Collect from the data below each line with "matplotlib".

> AVAILABLE DATA

---*---

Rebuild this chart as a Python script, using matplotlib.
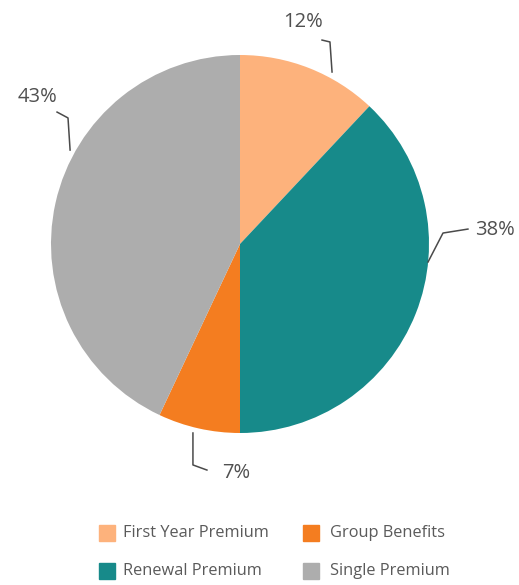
import matplotlib
matplotlib.use("Agg")
import matplotlib.pyplot as plt

categories = ["First Year Premium", "Renewal Premium", "Group Benefits", "Single Premium"]
shares = [12, 38, 7, 43]
colors = ["#FDB27C", "#178A8A", "#F47D20", "#ADADAD"]

# label anchor positions (pie radius units) and leader paths
label_pos = [(0.333, 1.175), (1.349, 0.074), (-0.021, -1.212), (-1.074, 0.778)]
leader_paths = [
    [(0.434, 1.079), (0.476, 1.069), (0.487, 0.910)],
    [(0.995, -0.095), (1.074, 0.058), (1.206, 0.079)],
    [(-0.249, -1.0), (-0.249, -1.169), (-0.175, -1.196)],
    [(-0.968, 0.698), (-0.910, 0.667), (-0.899, 0.497)],
]

fig = plt.figure(figsize=(5.19, 5.85), dpi=100)
ax = fig.add_axes([51 / 519, 152 / 585, 378 / 519, 378 / 585])
ax.pie(shares, colors=colors, startangle=90, counterclock=False, radius=1.0,
       wedgeprops=dict(linewidth=0))
ax.set_xlim(-1, 1)
ax.set_ylim(-1, 1)
ax.set_aspect("equal")
ax.axis("off")

for val, (lx, ly), path in zip(shares, label_pos, leader_paths):
    ax.text(lx, ly, f"{val}%", ha="center", va="center", fontsize=14.5,
            color="#505050", family="Open Sans", clip_on=False)
    xs, ys = zip(*path)
    ax.plot(xs, ys, color="#4a4a4a", lw=1.1, clip_on=False,
            solid_joinstyle="round")

# legend in two columns
sq_x = [107, 311]
txt_x = [123, 330]
row_y = [533, 571]
order = [(0, 0, 0), (2, 1, 0), (1, 0, 1), (3, 1, 1)]
sq = 16
for idx, col, row in order:
    cx = sq_x[col] / 519
    cy = 1 - row_y[row] / 585
    fig.patches.append(plt.Rectangle((cx - sq / 2 / 519, cy - sq / 2 / 585),
                                     sq / 519, sq / 585,
                                     transform=fig.transFigure, color=colors[idx]))
    fig.text(txt_x[col] / 519, cy, categories[idx], ha="left", va="center",
             fontsize=11.8, color="#5a5a5a", family="Open Sans")

fig.savefig("out.png", dpi=100)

---*---

> WRITTEN REPLY
Rebuild this chart as a Python script, using matplotlib.
import matplotlib
matplotlib.use("Agg")
import matplotlib.pyplot as plt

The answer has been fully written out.